AI Data Storage Needs
AI creates huge storage needs. Datasets, media, logs, model files, and archives all need space, making decentralized storage relevant for users who want less cloud dependence.
The Rise of AI-Powered Blockchain Infrastructure
AI-powered blockchain infrastructure may include compute markets, model hosting, data verification, agents, and machine payments. DePIN can supply the machines behind them.
Why Investors Compare DePIN to Early Cloud Computing
Investors compare DePIN to early cloud computing because both change infrastructure access. Cloud made servers on demand; DePIN tries to make distributed physical resources open markets.
FAQ
What Is DePIN?
DePIN means decentralized physical infrastructure networks. It uses tokens to coordinate GPUs, storage servers, hotspots, sensors, and mapping devices.
What Is DePIN Crypto Used for?
DePIN crypto is used for rewards, payments, staking, governance, and access to infrastructure services.
What Are The Best DePIN Projects to Watch?

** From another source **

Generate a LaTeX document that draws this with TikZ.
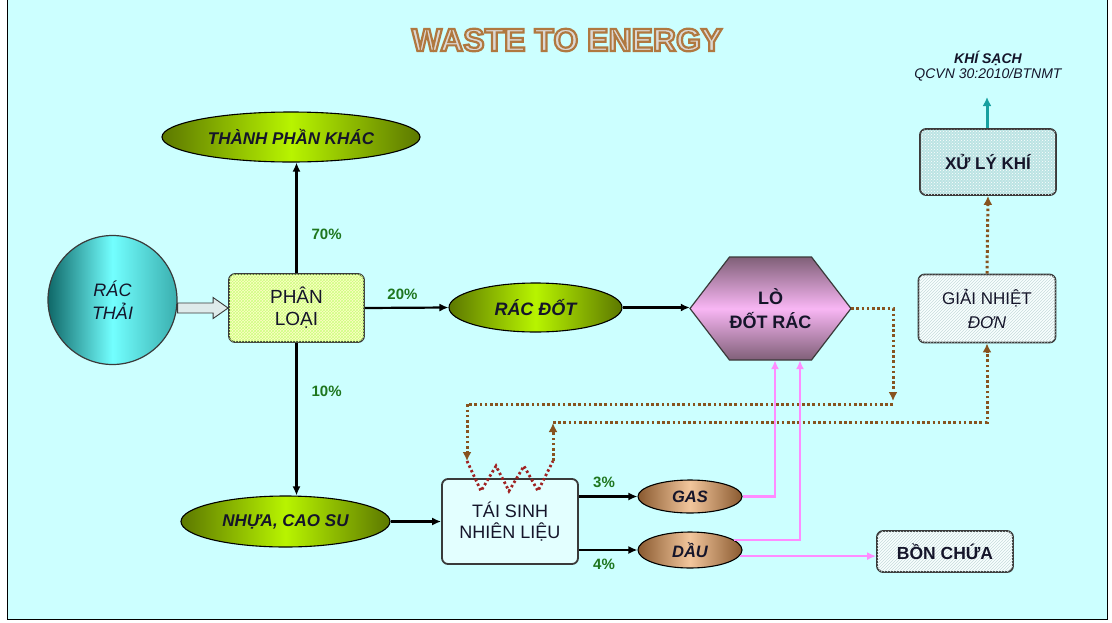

Filecoin, Render, Helium, Akash Network, and io.net are among the best DePIN projects to research across storage, GPUs, wireless, cloud, and AI infrastructure.
Are DePIN Coins Risky?
Yes. DePIN coins face token volatility, hardware costs, weak demand, regulation, and Big Tech competition.
Why Are AI and DePIN Linked?
AI and DePIN are linked because AI needs compute, storage, and bandwidth. DePIN networks try to supply those resources through decentralized markets.
How Should Beginners Approach DePIN Investing?
Beginners should study real usage, tokenomics, supply growth, hardware economics, and customer demand before buying.